RACING at Meydan 48 hours before Super Saturday was highlighted by The Graduate Stakes, a mile conditions contest on turf, and it was won fairly comfortably by Law Of Peace, confidently ridden by Tadhg O’Shea in the Naser Asker silks for Bhupat Seemar. This was the feature on the seven-race card, all for thoroughbreds.

Restricted to horses sold at ERA Racing In Dubai Sales staged in September 2020, April 2021 and September 2021, the race attracted a field of eight and O’Shea always appeared confident, biding his time before driving him past First Winter entering the final half a furlong.

A five-year-old gelding by Shamardal, Law Of Peace was winning for the fourth time, all in the UAE, and this was actually his second success in six days having won a mile dirt handicap at the Dubai World Cup Carnival the previous Friday. Victorious on both Meydan surfaces, he is also a winner on dirt at Jebel Ali and on the Abu Dhabi turf.

Currently leading the trainers’ championship, Seemar said: “He is such a talented horse but we opted for this easier option rather than a Super Saturday race as it was a good prize. I would imagine he will get a deserved break now but I will talk to the owner before confirming a definitive plan.”

The trainer was soon celebrating a double, combining with apprentice Sean Kirrane to land the following nine and a half furlong dirt handicap with belated seasonal debutant Twelfthofneverland for Dakki Stable.

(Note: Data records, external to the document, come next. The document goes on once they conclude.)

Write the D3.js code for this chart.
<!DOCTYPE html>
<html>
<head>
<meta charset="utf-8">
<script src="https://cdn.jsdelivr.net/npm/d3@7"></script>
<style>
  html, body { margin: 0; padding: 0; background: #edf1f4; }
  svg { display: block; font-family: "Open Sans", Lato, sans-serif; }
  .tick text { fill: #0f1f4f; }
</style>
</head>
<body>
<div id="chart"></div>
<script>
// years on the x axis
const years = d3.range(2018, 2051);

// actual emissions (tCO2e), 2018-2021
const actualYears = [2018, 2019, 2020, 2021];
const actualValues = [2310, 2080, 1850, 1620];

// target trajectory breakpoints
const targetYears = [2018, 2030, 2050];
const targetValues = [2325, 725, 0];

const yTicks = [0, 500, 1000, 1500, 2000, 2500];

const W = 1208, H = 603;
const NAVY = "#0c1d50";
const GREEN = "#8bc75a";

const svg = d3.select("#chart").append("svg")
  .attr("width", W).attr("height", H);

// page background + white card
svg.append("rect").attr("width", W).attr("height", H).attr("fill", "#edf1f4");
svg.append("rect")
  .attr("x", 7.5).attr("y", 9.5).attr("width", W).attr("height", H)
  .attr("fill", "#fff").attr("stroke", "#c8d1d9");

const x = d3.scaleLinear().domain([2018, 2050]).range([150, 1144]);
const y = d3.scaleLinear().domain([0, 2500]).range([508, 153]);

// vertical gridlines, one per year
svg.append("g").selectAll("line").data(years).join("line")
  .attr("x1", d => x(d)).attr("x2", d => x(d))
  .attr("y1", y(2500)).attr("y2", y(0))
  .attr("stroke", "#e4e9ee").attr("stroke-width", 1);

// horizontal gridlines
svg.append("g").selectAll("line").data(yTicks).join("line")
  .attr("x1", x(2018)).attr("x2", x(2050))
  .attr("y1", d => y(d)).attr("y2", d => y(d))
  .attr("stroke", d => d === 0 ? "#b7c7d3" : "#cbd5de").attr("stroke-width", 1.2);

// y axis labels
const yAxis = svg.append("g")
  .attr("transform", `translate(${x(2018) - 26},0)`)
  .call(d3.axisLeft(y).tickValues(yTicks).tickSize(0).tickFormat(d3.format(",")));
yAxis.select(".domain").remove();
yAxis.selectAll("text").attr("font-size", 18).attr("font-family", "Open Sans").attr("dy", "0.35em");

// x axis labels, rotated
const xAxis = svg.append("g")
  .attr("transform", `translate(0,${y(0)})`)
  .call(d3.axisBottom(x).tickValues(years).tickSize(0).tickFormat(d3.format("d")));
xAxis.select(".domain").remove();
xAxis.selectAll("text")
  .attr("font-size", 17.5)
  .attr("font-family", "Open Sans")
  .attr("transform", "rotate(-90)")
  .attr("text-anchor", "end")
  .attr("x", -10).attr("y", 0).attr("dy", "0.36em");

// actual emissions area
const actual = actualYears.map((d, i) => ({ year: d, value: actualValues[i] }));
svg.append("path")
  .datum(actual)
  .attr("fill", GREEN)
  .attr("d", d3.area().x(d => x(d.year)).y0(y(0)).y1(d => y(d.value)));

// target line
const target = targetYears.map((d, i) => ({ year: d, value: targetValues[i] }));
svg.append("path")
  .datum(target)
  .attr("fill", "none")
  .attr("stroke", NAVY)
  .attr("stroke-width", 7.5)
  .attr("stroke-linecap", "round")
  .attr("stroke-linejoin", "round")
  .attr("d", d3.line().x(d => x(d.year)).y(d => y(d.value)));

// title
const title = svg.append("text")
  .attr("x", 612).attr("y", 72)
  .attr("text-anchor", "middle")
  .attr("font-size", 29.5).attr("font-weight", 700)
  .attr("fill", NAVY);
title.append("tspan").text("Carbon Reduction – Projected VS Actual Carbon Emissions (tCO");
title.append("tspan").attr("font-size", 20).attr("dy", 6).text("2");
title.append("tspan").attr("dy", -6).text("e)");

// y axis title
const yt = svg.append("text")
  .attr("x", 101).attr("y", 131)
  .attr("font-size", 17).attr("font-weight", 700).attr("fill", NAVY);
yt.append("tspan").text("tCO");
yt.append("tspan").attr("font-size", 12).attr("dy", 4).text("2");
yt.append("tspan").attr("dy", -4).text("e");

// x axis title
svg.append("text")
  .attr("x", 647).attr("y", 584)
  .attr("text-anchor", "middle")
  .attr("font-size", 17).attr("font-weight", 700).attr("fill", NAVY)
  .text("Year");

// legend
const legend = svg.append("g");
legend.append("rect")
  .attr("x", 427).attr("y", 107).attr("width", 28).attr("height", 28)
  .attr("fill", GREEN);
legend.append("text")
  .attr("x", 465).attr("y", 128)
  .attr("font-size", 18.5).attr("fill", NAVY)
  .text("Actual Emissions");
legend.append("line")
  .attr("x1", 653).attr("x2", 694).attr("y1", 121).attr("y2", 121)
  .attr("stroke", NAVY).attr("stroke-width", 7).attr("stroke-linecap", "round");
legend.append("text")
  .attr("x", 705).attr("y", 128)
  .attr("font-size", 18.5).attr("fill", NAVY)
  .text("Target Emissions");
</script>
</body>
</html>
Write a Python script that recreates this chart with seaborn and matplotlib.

O’Shea tried to make every post a winning one on the stable companion Pitcher’s Point, tracked by Kirrane who was only able to get past entering the final half a furlong. His mount just had enough left in the tank, on his first start for 327 days, to hold off Woodditton who snatched second in the shadow of the post. The winner is a six-year-old American-bred son of Istan.

Kirrane said: “He broke well tonight so I was able to get in a good position early on and I knew at the top of the straight I could catch Tadhg. When the other horse came to us my lad battled and, after such a long time off, it was a good win.”

Seemar ended a productive evening when O’Shea partnered the US-bred Dubawi six-year-old gelding Zero To A Hundred to score readily in the concluding mile turf handicap for owners Miss Avni Kapoor, Charnesh Kapoor and Nirav Kapoor, completing a double for O’Shea and a treble for the trainer. This was the winner’s second career and season success.


Adrie de Vries was at his coolest in the six-furlong dirt handicap, content to await a gap on the rail before pushing Madkhal through it to win cosily in the colours of Fawzi Nass who also trains him. Only six went to post with De Vries settling the six-year-old gelded son of Distorted Humor in fourth, taking the shortest route throughout before launching his decisive move with about a furlong and a half to go.

De Vries’ mount was recording a fourth career success and third in the UAE under the Dutchman for present connections. He won once in Britain, for his breeders Godolphin, when trained by Saeed bin Suroor. The winning rider said: “He managed to unseat me behind the stalls which he often tries to do, but luckily I managed hold onto him. He is a character but has plenty of ability and is talented for his grade.”

The opening seven-furlong turf conditions contest for three-year-old provided Shadwell’s Monaadah the perfect opportunity to make a winning debut under Jim Crowley for Saeed bin Suroor. Always in the first four, Crowley asked the son of Giant’s Causeway to quicken inside the final two furlongs and they soon hit the front and had the race in safekeeping.

Promising start

A homebred, Monaadah could have hardly made a more promising belated start to his career and it will be interesting to see if he remains in the UAE or heads to Europe. Crowley said: “The trainer said he liked him beforehand and he always travelled well for me so I was happy throughout. He will stay further as well.”

Sultan Ali’s Light Beam was the beneficiary of a positive ride from Ray Dawson, the pair shooting clear with about two furlongs remaining in a turf maiden over nine furlongs and they were always in control thereafter for Ahmad bin Harmash. Wearing blinkers for the first time, the four-year-old Dubawi gelding was finally opening his account on his eighth racecourse appearance, and sixth for current connections, after two runs in Britain for Godolphin and Charlie Appleby.

A seven-furlong dirt handicap was dominated by Rashed Bouresly and the Bouresly Racing Syndicate who supplied the first two home, Davy Lamp never headed under Fernando Jara and chased home, at a respectable distance, by stablemate Tabarak. The latter had raced in third under Richard Mullen before snatching second close home from Triple Venture with that trio the first three pretty much throughout the whole race.

Jara said: “We broke well so I was keen to take advantage of that from a fair draw and it all worked out perfectly.” The winner is a seven-year-old son of Shamardal.